Highway committees to meet this week
By Steve Herring
Published in News on May 12, 2009 1:46 PM
The county has, at least for the time being, decided to hold off on scheduling a public meeting devoted to explaining the ins and outs of the Goldsboro Metropolitan Planning Organization.
County Manager Lee Smith Monday said that any information coming out of such a meeting would, for the most part, be a repeat of a presentation by state Department of Transportation officials last Thursday night at New Hope Friends Church.
"Right now I don't anticipate holding another meeting," he said.
Meanwhile, three of the organizations at the center of last Thursday's meeting plan to meet this week.
The MPO, a transportation planning committee, is comprised of two groups.
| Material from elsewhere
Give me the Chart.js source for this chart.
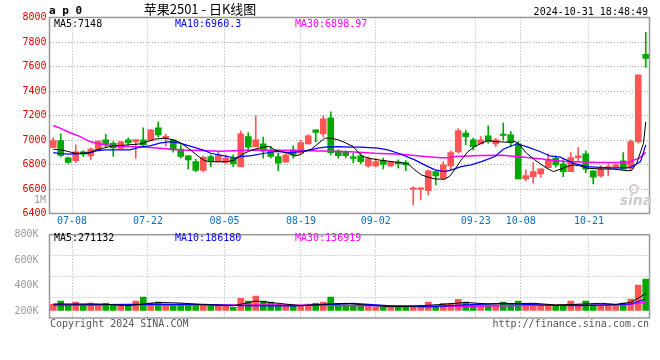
<!DOCTYPE html>
<html>
<head>
<meta charset="utf-8">
<script src="https://cdn.jsdelivr.net/npm/chart.js@4.4.1/dist/chart.umd.min.js"></script>
<style>
  html, body { margin: 0; padding: 0; background: #fff; }
  #wrap { position: relative; width: 660px; height: 360px; }
  canvas { position: absolute; left: 0; top: 0; }
</style>
</head>
<body>
<div id="wrap">
  <canvas id="vol" width="660" height="360"></canvas>
  <canvas id="kline" width="660" height="360"></canvas>
</div>
<script>
// daily candles 2024-07-03 .. 2024-10-31 (index 0..79)
const open  = [6940,6995,6854,6832,6903,6870,6919,7001,6973,6932, 7001,6985,7001,6995,7099,7013,7001,6925,6870,6824,
               6752,6865,6824,6816,6852,6783,7028,6946,6969,6911, 6865,6819,6919,6892,6969,7083,7050,7181,6911,6900,
               6856,6870,6789,6789,6830,6789,6819,6816,6597,6597, 6587,6742,6688,6789,6903,7056,7001,6969,7034,6969,
               7045,7042,6969,6682,6701,6723,6775,6852,6805,6742, 6856,6887,6748,6707,6770,6775,6830,6770,6987,7699];
const high  = [7018,7050,6860,6960,6914,6936,6995,7046,6987,6989, 7018,7005,7099,7087,7148,7048,7005,6960,6874,6842,
               6870,6879,6903,6879,6879,7072,7061,7198,7023,6946, 6892,6892,6952,6995,7045,7085,7198,7230,6919,6911,
               6892,6892,6865,6850,6852,6825,6838,6832,6620,6610, 6756,6748,6824,6911,7094,7077,7015,7028,7116,7015,
               7138,7069,6987,6756,6816,6764,6887,6870,6838,6897, 6938,6911,6748,6791,6805,6805,6897,7001,7533,7879];
const low   = [6938,6862,6809,6815,6865,6838,6919,6946,6865,6928, 6960,6850,6944,6993,7026,6952,6900,6852,6764,6742,
               6740,6783,6824,6805,6783,6783,6914,6946,6852,6852, 6750,6819,6852,6892,6969,6987,7028,6879,6852,6856,
               6815,6805,6778,6780,6764,6780,6770,6750,6470,6510, 6551,6633,6674,6756,6892,6960,6919,6969,6974,6946,
               7001,6946,6682,6666,6647,6696,6775,6778,6701,6742, 6824,6734,6641,6696,6707,6775,6762,6756,6974,7593];
const close = [6995,6874,6816,6903,6884,6925,6991,6964,6936,6985, 6977,7003,6960,7083,7042,7030,6919,6865,6838,6752,
               6858,6824,6879,6852,6805,7050,6942,7001,6909,6865, 6811,6879,6879,6979,7034,7061,7173,6897,6873,6873,
               6850,6824,6846,6824,6800,6819,6805,6797,6605,6605, 6748,6707,6797,6897,7077,7028,6946,7001,6987,7001,
               7037,6979,6682,6709,6742,6764,6843,6797,6742,6856, 6870,6762,6696,6764,6783,6797,6762,6987,7533,7666];
const volume = [100000,153000,89000,137000,89000,118000,89000,116000,95000,89000,
                73000,153000,218000,118000,137000,102000,89000,108000,89000,89000,
                94000,73000,81000,81000,52000,198000,153000,234000,153000,137000,
                105000,89000,73000,81000,105000,116000,137000,218000,105000,97000,
                81000,73000,65000,56000,65000,65000,73000,73000,81000,81000,
                137000,73000,116000,116000,182000,137000,104000,89000,89000,89000,
                137000,116000,153000,97000,116000,97000,97000,73000,73000,153000,
                105000,153000,97000,97000,97000,97000,121000,185000,411000,508000];

// moving-average lines (position in candle index, value)
const ma5At  = [0,1.1,2,2.9,4.6,5.5,6.6,8,10,11.7,12.6,13.5,14.9,16,16.9,18,19.1,20,20.6,22,23.3,24.2,25.1,26,26.9,28,28.9,29.5,30.4,31.3,32.2,32.9,33.5,34.4,35.3,36.2,37.1,38,38.9,40,41.1,42,43.3,45.5,46.4,47.3,48.2,49.1,50,50.9,52.2,52.9,53.5,54.4,55.3,56.2,57.1,58,58.9,60.5,61.6,62.2,63.1,64.5,65.8,66.7,67.6,68.5,69.3,70.2,71.1,72.9,74.7,76.5,77.1,77.8,78.7,79];
const ma5    = [6925,6919,6906,6892,6892,6914,6933,6952,6960,6969,6987,7007,7015,7001,6979,6933,6879,6838,6824,6821,6824,6838,6879,6906,6925,6942,6946,6919,6906,6892,6870,6879,6906,6925,6969,7015,7015,7001,6979,6946,6870,6852,6838,6821,6816,6805,6756,6715,6696,6682,6680,6707,6756,6838,6906,6946,6974,6996,6987,6982,6987,6960,6892,6824,6770,6742,6762,6783,6797,6789,6770,6764,6762,6750,6750,6811,6974,7148];
const ma10At = [0,0.9,2.2,3.6,4.9,6,6.9,10.2,11.6,12.9,14.2,15.6,16.9,18.7,20.3,21,23.3,24.2,25,26.4,28.2,29.6,31.7,33.9,35.3,36.2,38,39.7,41,43.3,44.6,46,48.2,49.5,50.9,52.2,53.1,54.4,55.7,57.1,58.9,60,61.8,63.1,64.9,66.2,67.6,69.3,71.1,74.7,76.9,78.3,79];
const ma10   = [6897,6889,6884,6889,6897,6914,6919,6919,6942,6952,6974,6987,6974,6942,6911,6892,6865,6852,6865,6873,6892,6906,6897,6914,6933,6942,6946,6942,6942,6933,6919,6892,6838,6797,6756,6742,6756,6783,6797,6824,6865,6925,6969,6946,6906,6870,6860,6811,6783,6770,6775,6824,6960];
const ma30At = [0,0.9,2.2,3.6,4.9,6,7.1,8.5,9.8,11.6,14.2,16.9,19.6,22.2,24.9,27.1,32.9,39.6,42.9,46.4,49.6,51.7,52.6,53.6,56.9,60,61.6,63.6,68.2,72.9,76.6,78.2,79];
const ma30   = [7118,7097,7061,7028,6987,6969,6960,6952,6946,6944,6933,6919,6914,6909,6914,6919,6914,6905,6892,6884,6865,6856,6856,6865,6873,6876,6865,6856,6824,6816,6816,6854,6899];

const volMa5At  = [0,6,10,14,17,20,24,27,30,33,36,39,42,45,48,52,55,58,61,64,67,70,73,75,77,78,79];
const volMa5    = [105000,105000,80000,130000,120000,95000,75000,153000,116000,78000,100000,116000,85000,62000,68000,100000,130000,105000,110000,116000,90000,100000,116000,100000,130000,200000,271132];
const volMa10At = [0,10,20,25,32,36,40,45,50,55,60,63,66,70,74,77,79];
const volMa10   = [89000,100000,100000,80000,73000,95000,116000,73000,60000,90000,116000,100000,85000,80000,92000,105000,186180];
const volMa30At = [0,30,40,55,65,75,77,79];
const volMa30   = [89000,89000,80000,70000,85000,90000,100000,136919];

// axis labels
const tickDates = ['07-08','07-22','08-05','08-19','09-02','09-23','10-08','10-21'];
const tickPos   = [2.5, 12.63, 22.83, 33.03, 43.0, 56.33, 62.33, 71.43];
const priceTicks = [6400, 6600, 6800, 7000, 7200, 7400, 7600, 7800, 8000];
const volTicks   = [200000, 400000, 600000, 800000];

const UP = '#ff5555', DOWN = '#00a800';
const MONO = '"DejaVu Sans Mono", monospace';
Chart.defaults.font.family = MONO;
Chart.defaults.font.size = 10;

const idx = close.map((_, i) => i);
const candleColor = idx.map(i => close[i] >= open[i] ? UP : DOWN);
const pts = (at, vals) => at.map((x, i) => ({ x: x, y: vals[i] }));

function txt(ctx, s, x, y, color, font, align) {
    ctx.fillStyle = color;
    ctx.font = font;
    ctx.textAlign = align || 'left';
    ctx.textBaseline = 'middle';
    ctx.fillText(s, x, y);
}

const framePlugin = {
    id: 'frame',
    afterDraw(chart) {
        const { ctx, chartArea: a } = chart;
        ctx.save();
        ctx.strokeStyle = '#999';
        ctx.lineWidth = 1.5;
        ctx.strokeRect(a.left, a.top, a.right - a.left, a.bottom - a.top);
        ctx.restore();
    }
};

const xScale = (showLabels) => ({
    type: 'linear',
    min: -0.5,
    max: 79.5,
    offset: false,
    afterBuildTicks: s => { s.ticks = tickPos.map(v => ({ value: v })); },
    afterFit: s => { s.height = showLabels ? 14 : 0; },
    ticks: {
        display: showLabels,
        autoSkip: false,
        maxRotation: 0,
        padding: 2,
        color: '#0a6fc2',
        font: { family: MONO, size: 10 },
        callback: (v, i) => tickDates[i]
    },
    grid: { offset: false, color: '#aaa', drawTicks: false },
    border: { display: false, dash: [1, 2] }
});

// Price panel
const klineText = {
    id: 'klineText',
    afterDraw(chart) {
        const ctx = chart.ctx;
        ctx.save();
        txt(ctx, 'a p 0', 49, 11, '#000', 'bold 11px ' + MONO);
        txt(ctx, '苹果2501 - 日K线图', 200, 9.5, '#000', '13px "Noto Sans CJK SC"', 'center');
        txt(ctx, '2024-10-31 18:48:49', 648, 12, '#000', '10px ' + MONO, 'right');
        txt(ctx, 'MA5:7148', 54, 24, '#000', '10px ' + MONO);
        txt(ctx, 'MA10:6960.3', 175, 24, '#0000ff', '10px ' + MONO);
        txt(ctx, 'MA30:6898.97', 295, 24, '#ff00ff', '10px ' + MONO);
        txt(ctx, '1M', 46, 200, '#999', '10px ' + MONO, 'right');
        txt(ctx, 'Copyright 2024 SINA.COM', 50, 324, '#555', '10px ' + MONO);
        txt(ctx, 'http://finance.sina.com.cn', 649, 324, '#555', '10px ' + MONO, 'right');
        // sina watermark
        ctx.strokeStyle = '#d8c8c8';
        ctx.lineWidth = 2;
        ctx.beginPath();
        ctx.arc(634, 189, 4, 0, Math.PI * 2);
        ctx.stroke();
        txt(ctx, 'sina', 636, 201, '#cccccc', 'italic bold 14px "DejaVu Sans"', 'center');
        ctx.restore();
    }
};

new Chart(document.getElementById('kline'), {
    type: 'bar',
    data: {
        datasets: [
            { type: 'line', label: 'MA5', data: pts(ma5At, ma5), borderColor: '#000', borderWidth: 1, pointRadius: 0, tension: 0, order: 0 },
            { type: 'line', label: 'MA10', data: pts(ma10At, ma10), borderColor: '#0000ff', borderWidth: 1.2, pointRadius: 0, tension: 0, order: 0 },
            { type: 'line', label: 'MA30', data: pts(ma30At, ma30), borderColor: '#ff00ff', borderWidth: 1.5, pointRadius: 0, tension: 0, order: 0 },
            { label: 'body', data: idx.map(i => ({ x: i, y: [open[i], close[i]] })), backgroundColor: candleColor,
              barThickness: 6, minBarLength: 1.5, grouped: false, order: 1 },
            { label: 'wick', data: idx.map(i => ({ x: i, y: [low[i], high[i]] })), backgroundColor: candleColor,
              barThickness: 1, grouped: false, order: 2 }
        ]
    },
    options: {
        responsive: false,
        animation: false,
        layout: { padding: { left: 0, top: 17.5, right: 10.5, bottom: 132.5 } },
        plugins: { legend: { display: false }, tooltip: { enabled: false } },
        scales: {
            x: xScale(true),
            y: {
                min: 6400,
                max: 8000,
                afterBuildTicks: s => { s.ticks = priceTicks.map(v => ({ value: v })); },
                afterFit: s => { s.width = 49.5; },
                ticks: { color: '#e60000', padding: 3, font: { family: MONO, size: 10 }, callback: v => String(v) },
                grid: { color: '#aaa', drawTicks: false },
                border: { display: false, dash: [1, 2] }
            }
        }
    },
    plugins: [framePlugin, klineText]
});

// Volume panel
const volText = {
    id: 'volText',
    afterDraw(chart) {
        const ctx = chart.ctx;
        ctx.save();
        txt(ctx, 'MA5:271132', 54, 238.5, '#000', '10px ' + MONO);
        txt(ctx, 'MA10:186180', 175, 238.5, '#0000ff', '10px ' + MONO);
        txt(ctx, 'MA30:136919', 295, 238.5, '#ff00ff', '10px ' + MONO);
        ctx.restore();
    }
};

new Chart(document.getElementById('vol'), {
    type: 'bar',
    data: {
        datasets: [
            { type: 'line', label: 'VMA5', data: pts(volMa5At, volMa5), yAxisID: 'yv', borderColor: '#000', borderWidth: 1, pointRadius: 0, order: 0 },
            { type: 'line', label: 'VMA10', data: pts(volMa10At, volMa10), yAxisID: 'yv', borderColor: '#0000ff', borderWidth: 1.2, pointRadius: 0, order: 0 },
            { type: 'line', label: 'VMA30', data: pts(volMa30At, volMa30), yAxisID: 'yv', borderColor: '#ff00ff', borderWidth: 1.5, pointRadius: 0, order: 0 },
            { label: 'volume', data: idx.map(i => ({ x: i, y: volume[i] })), yAxisID: 'yv', backgroundColor: candleColor,
              barThickness: 6, grouped: false, order: 1 }
        ]
    },
    options: {
        responsive: false,
        animation: false,
        layout: { padding: { left: 0, top: 234.7, right: 10.5, bottom: 42 } },
        plugins: { legend: { display: false }, tooltip: { enabled: false } },
        scales: {
            x: xScale(false),
            yv: { display: false, position: 'left', min: -121000, max: 1222600 },
            yl: {
                position: 'left',
                min: 145000,
                max: 800000,
                afterBuildTicks: s => { s.ticks = volTicks.map(v => ({ value: v })); },
                afterFit: s => { s.width = 49.5; },
                ticks: { color: '#999', padding: 3, font: { family: MONO, size: 10 }, callback: v => (v / 1000) + 'K' },
                grid: { display: false },
                border: { display: false }
            },
            yg: {
                position: 'right',
                min: 0,
                max: 4,
                afterBuildTicks: s => { s.ticks = [1, 2, 3].map(v => ({ value: v })); },
                afterFit: s => { s.width = 0; },
                ticks: { display: false },
                grid: { color: '#aaa', drawTicks: false },
                border: { display: false, dash: [1, 2] }
            }
        }
    },
    plugins: [framePlugin, volText]
});
</script>
</body>
</html>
The Technical Coordinating Committee (TCC) is similar to the staff for county commissioners or Goldsboro City Council and the Transportation Advisory Committee (TAC) is made up of elected officials representing the county, city and Village of Walnut Creek. DOT officials also serve on the MPO.
Both groups will meet on Thursday in the City Hall upstairs anteroom. The TCC will meet at 9 a.m. and the TAC at 10 a.m.
The Wayne County Transportation Committee, a separate group, will meet Thursday at 11:30 a.m. at Wilber's Barbecue on U.S. 70 East.
All three meetings are open to the public.
The local MPO is a federally established committee that has been around since the 1980s. However, several people at last Thursday questioned why they had never heard of it until recently.
MPO member David Quick told the audience of nearly 200 people that meeting schedules for both organizations are advertised well in advance, but that few people attend them.
Discussion was not limited to the MPO. It touched on property rights in general and worries that the county was attempting to infringe on the rights of property owners.
Smith said that he had been pleased with the turnout, the information and the questions and that there was a "good cross section" of the county represented at the meeting.
He also praised Jimmy Herring and other organizers for doing a "wonderful job" in planning and carrying out the meeting.
It was well attended, and while Smith said he was not surprised by some of the questions, some did indicate that people had been given incorrect information or had not received enough information.
As a result of the meeting the county will update its Web site to represent the information that came out of it, he said.
Smith said he had been contacted by a couple of commissioners who are interested in reviewing the Transportation Planning Committee, possibly looking for ways to involve more people.
He added that commissioners and Goldsboro City Council members are concerned by the public not attending board sessions.
"We are concerned people are not getting involved. We were thrilled to see they were concerned. They need to let us know," he said.
The MPO controversy has been brewing for the past several months.
It first surfaced during a county Planning Board session when Chairman Chris Cox and board member Steve Keen, who is also a county commissioner, complained that the MPO was uncommunicative. They said MPO officials had told them the Planning Board had overstepped its authority by granting approval last year of a subdivision in the Mar Mac area. The approval was questioned since the subdivision lies in the path of a possible extension of the Interstate-795 corridor.
The issue has been further complicated by what Smith said appeared could be someone spreading incorrect information that the MPO could zone property. It has no such authority, he said.
Because of questions being raised about the MPO and zoning, the county canceled a meeting last month at Whitley Church to gather public comment on potential zoning of the area along U.S. 70 from Goldsboro to the Johnston County line. The meeting has yet to be rescheduled.
The county was in the process of planning a public information meeting on the MPO when the Eastern Wayne Association of Property Owners announced its meeting at New Hope Friends Church.